***** DATA BLOCK
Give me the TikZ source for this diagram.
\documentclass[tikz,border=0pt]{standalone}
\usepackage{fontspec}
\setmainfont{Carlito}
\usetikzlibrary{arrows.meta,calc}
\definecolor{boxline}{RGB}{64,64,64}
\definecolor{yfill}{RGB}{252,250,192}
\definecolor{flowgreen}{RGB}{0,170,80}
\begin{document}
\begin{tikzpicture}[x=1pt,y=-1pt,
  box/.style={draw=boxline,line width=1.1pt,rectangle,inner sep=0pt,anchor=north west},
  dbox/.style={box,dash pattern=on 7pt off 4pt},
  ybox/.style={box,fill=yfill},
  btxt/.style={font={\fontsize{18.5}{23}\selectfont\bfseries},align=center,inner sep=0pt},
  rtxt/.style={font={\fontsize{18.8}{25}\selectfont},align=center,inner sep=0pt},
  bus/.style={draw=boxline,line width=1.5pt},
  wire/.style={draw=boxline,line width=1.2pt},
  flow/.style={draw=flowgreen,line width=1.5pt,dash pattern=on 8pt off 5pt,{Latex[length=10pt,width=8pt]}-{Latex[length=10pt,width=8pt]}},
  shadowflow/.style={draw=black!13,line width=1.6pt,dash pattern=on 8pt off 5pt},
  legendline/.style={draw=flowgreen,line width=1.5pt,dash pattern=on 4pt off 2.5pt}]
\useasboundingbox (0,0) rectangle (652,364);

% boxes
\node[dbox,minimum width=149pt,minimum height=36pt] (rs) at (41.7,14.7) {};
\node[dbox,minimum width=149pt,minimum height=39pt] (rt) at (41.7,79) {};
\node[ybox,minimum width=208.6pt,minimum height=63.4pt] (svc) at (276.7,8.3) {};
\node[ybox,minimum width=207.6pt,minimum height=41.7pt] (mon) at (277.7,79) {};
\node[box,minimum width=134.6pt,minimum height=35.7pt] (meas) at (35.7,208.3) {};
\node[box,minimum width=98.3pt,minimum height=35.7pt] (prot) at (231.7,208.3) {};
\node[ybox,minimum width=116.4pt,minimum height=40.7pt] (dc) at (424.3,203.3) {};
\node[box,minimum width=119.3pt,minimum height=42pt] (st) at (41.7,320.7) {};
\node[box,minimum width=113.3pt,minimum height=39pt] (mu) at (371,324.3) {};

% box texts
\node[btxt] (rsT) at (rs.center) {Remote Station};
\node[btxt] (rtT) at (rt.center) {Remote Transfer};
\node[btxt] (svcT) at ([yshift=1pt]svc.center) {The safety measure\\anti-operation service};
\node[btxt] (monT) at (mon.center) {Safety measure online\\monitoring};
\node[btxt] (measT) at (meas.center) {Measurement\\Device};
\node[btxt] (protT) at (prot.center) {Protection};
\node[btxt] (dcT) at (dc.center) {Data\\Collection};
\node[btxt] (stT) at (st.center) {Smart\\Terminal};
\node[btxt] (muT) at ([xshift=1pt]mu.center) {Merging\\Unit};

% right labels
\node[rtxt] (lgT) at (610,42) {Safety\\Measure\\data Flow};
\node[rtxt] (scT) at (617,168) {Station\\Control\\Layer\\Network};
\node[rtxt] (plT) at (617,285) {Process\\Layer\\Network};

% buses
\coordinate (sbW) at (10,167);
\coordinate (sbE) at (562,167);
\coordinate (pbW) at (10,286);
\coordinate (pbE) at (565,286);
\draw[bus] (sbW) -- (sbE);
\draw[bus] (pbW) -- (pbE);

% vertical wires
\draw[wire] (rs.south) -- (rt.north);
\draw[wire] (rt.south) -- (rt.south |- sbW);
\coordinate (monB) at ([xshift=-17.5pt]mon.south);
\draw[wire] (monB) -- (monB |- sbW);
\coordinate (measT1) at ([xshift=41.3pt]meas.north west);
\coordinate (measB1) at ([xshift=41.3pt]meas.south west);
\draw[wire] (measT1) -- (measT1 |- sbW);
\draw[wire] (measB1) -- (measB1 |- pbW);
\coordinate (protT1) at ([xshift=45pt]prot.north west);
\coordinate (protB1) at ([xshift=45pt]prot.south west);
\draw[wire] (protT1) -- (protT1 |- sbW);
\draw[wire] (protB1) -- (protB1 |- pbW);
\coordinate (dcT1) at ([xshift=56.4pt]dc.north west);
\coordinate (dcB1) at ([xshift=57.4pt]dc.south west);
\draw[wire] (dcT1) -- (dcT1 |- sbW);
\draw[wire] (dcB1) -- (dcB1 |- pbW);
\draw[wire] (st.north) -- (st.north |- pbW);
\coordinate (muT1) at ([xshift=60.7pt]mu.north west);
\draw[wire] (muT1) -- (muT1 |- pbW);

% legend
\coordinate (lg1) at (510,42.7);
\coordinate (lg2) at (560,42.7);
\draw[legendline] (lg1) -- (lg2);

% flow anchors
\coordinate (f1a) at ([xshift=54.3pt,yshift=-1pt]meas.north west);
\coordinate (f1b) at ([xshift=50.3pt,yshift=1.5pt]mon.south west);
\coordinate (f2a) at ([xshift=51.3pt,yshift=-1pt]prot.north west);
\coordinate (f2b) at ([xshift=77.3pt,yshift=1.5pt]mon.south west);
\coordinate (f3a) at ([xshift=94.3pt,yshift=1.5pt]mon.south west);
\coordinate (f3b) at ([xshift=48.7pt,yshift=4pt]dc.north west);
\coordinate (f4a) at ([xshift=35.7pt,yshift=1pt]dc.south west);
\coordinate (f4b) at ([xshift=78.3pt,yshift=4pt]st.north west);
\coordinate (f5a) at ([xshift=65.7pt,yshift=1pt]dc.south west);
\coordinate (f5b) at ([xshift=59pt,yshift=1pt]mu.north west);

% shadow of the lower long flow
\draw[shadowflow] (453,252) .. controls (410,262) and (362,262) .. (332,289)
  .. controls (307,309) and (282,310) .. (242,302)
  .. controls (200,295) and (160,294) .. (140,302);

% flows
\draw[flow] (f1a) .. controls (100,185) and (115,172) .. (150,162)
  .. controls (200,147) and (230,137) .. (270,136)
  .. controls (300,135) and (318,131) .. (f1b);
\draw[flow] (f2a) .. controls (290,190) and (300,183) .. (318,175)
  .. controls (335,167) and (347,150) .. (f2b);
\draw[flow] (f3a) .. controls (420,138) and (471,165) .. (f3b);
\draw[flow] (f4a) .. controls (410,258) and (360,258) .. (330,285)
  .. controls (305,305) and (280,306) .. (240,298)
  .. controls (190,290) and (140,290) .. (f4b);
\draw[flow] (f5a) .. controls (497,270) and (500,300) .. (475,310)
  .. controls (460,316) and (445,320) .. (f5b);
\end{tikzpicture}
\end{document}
**********
WRITTEN REQUEST
Copy the data above in full, character for character.

RESPONSE TO THIS TASK
Give me the TikZ source for this diagram.
\documentclass[tikz,border=0pt]{standalone}
\usepackage{fontspec}
\setmainfont{Carlito}
\usetikzlibrary{arrows.meta,calc}
\definecolor{boxline}{RGB}{64,64,64}
\definecolor{yfill}{RGB}{252,250,192}
\definecolor{flowgreen}{RGB}{0,170,80}
\begin{document}
\begin{tikzpicture}[x=1pt,y=-1pt,
  box/.style={draw=boxline,line width=1.1pt,rectangle,inner sep=0pt,anchor=north west},
  dbox/.style={box,dash pattern=on 7pt off 4pt},
  ybox/.style={box,fill=yfill},
  btxt/.style={font={\fontsize{18.5}{23}\selectfont\bfseries},align=center,inner sep=0pt},
  rtxt/.style={font={\fontsize{18.8}{25}\selectfont},align=center,inner sep=0pt},
  bus/.style={draw=boxline,line width=1.5pt},
  wire/.style={draw=boxline,line width=1.2pt},
  flow/.style={draw=flowgreen,line width=1.5pt,dash pattern=on 8pt off 5pt,{Latex[length=10pt,width=8pt]}-{Latex[length=10pt,width=8pt]}},
  shadowflow/.style={draw=black!13,line width=1.6pt,dash pattern=on 8pt off 5pt},
  legendline/.style={draw=flowgreen,line width=1.5pt,dash pattern=on 4pt off 2.5pt}]
\useasboundingbox (0,0) rectangle (652,364);

% boxes
\node[dbox,minimum width=149pt,minimum height=36pt] (rs) at (41.7,14.7) {};
\node[dbox,minimum width=149pt,minimum height=39pt] (rt) at (41.7,79) {};
\node[ybox,minimum width=208.6pt,minimum height=63.4pt] (svc) at (276.7,8.3) {};
\node[ybox,minimum width=207.6pt,minimum height=41.7pt] (mon) at (277.7,79) {};
\node[box,minimum width=134.6pt,minimum height=35.7pt] (meas) at (35.7,208.3) {};
\node[box,minimum width=98.3pt,minimum height=35.7pt] (prot) at (231.7,208.3) {};
\node[ybox,minimum width=116.4pt,minimum height=40.7pt] (dc) at (424.3,203.3) {};
\node[box,minimum width=119.3pt,minimum height=42pt] (st) at (41.7,320.7) {};
\node[box,minimum width=113.3pt,minimum height=39pt] (mu) at (371,324.3) {};

% box texts
\node[btxt] (rsT) at (rs.center) {Remote Station};
\node[btxt] (rtT) at (rt.center) {Remote Transfer};
\node[btxt] (svcT) at ([yshift=1pt]svc.center) {The safety measure\\anti-operation service};
\node[btxt] (monT) at (mon.center) {Safety measure online\\monitoring};
\node[btxt] (measT) at (meas.center) {Measurement\\Device};
\node[btxt] (protT) at (prot.center) {Protection};
\node[btxt] (dcT) at (dc.center) {Data\\Collection};
\node[btxt] (stT) at (st.center) {Smart\\Terminal};
\node[btxt] (muT) at ([xshift=1pt]mu.center) {Merging\\Unit};

% right labels
\node[rtxt] (lgT) at (610,42) {Safety\\Measure\\data Flow};
\node[rtxt] (scT) at (617,168) {Station\\Control\\Layer\\Network};
\node[rtxt] (plT) at (617,285) {Process\\Layer\\Network};

% buses
\coordinate (sbW) at (10,167);
\coordinate (sbE) at (562,167);
\coordinate (pbW) at (10,286);
\coordinate (pbE) at (565,286);
\draw[bus] (sbW) -- (sbE);
\draw[bus] (pbW) -- (pbE);

% vertical wires
\draw[wire] (rs.south) -- (rt.north);
\draw[wire] (rt.south) -- (rt.south |- sbW);
\coordinate (monB) at ([xshift=-17.5pt]mon.south);
\draw[wire] (monB) -- (monB |- sbW);
\coordinate (measT1) at ([xshift=41.3pt]meas.north west);
\coordinate (measB1) at ([xshift=41.3pt]meas.south west);
\draw[wire] (measT1) -- (measT1 |- sbW);
\draw[wire] (measB1) -- (measB1 |- pbW);
\coordinate (protT1) at ([xshift=45pt]prot.north west);
\coordinate (protB1) at ([xshift=45pt]prot.south west);
\draw[wire] (protT1) -- (protT1 |- sbW);
\draw[wire] (protB1) -- (protB1 |- pbW);
\coordinate (dcT1) at ([xshift=56.4pt]dc.north west);
\coordinate (dcB1) at ([xshift=57.4pt]dc.south west);
\draw[wire] (dcT1) -- (dcT1 |- sbW);
\draw[wire] (dcB1) -- (dcB1 |- pbW);
\draw[wire] (st.north) -- (st.north |- pbW);
\coordinate (muT1) at ([xshift=60.7pt]mu.north west);
\draw[wire] (muT1) -- (muT1 |- pbW);

% legend
\coordinate (lg1) at (510,42.7);
\coordinate (lg2) at (560,42.7);
\draw[legendline] (lg1) -- (lg2);

% flow anchors
\coordinate (f1a) at ([xshift=54.3pt,yshift=-1pt]meas.north west);
\coordinate (f1b) at ([xshift=50.3pt,yshift=1.5pt]mon.south west);
\coordinate (f2a) at ([xshift=51.3pt,yshift=-1pt]prot.north west);
\coordinate (f2b) at ([xshift=77.3pt,yshift=1.5pt]mon.south west);
\coordinate (f3a) at ([xshift=94.3pt,yshift=1.5pt]mon.south west);
\coordinate (f3b) at ([xshift=48.7pt,yshift=4pt]dc.north west);
\coordinate (f4a) at ([xshift=35.7pt,yshift=1pt]dc.south west);
\coordinate (f4b) at ([xshift=78.3pt,yshift=4pt]st.north west);
\coordinate (f5a) at ([xshift=65.7pt,yshift=1pt]dc.south west);
\coordinate (f5b) at ([xshift=59pt,yshift=1pt]mu.north west);

% shadow of the lower long flow
\draw[shadowflow] (453,252) .. controls (410,262) and (362,262) .. (332,289)
  .. controls (307,309) and (282,310) .. (242,302)
  .. controls (200,295) and (160,294) .. (140,302);

% flows
\draw[flow] (f1a) .. controls (100,185) and (115,172) .. (150,162)
  .. controls (200,147) and (230,137) .. (270,136)
  .. controls (300,135) and (318,131) .. (f1b);
\draw[flow] (f2a) .. controls (290,190) and (300,183) .. (318,175)
  .. controls (335,167) and (347,150) .. (f2b);
\draw[flow] (f3a) .. controls (420,138) and (471,165) .. (f3b);
\draw[flow] (f4a) .. controls (410,258) and (360,258) .. (330,285)
  .. controls (305,305) and (280,306) .. (240,298)
  .. controls (190,290) and (140,290) .. (f4b);
\draw[flow] (f5a) .. controls (497,270) and (500,300) .. (475,310)
  .. controls (460,316) and (445,320) .. (f5b);
\end{tikzpicture}
\end{document}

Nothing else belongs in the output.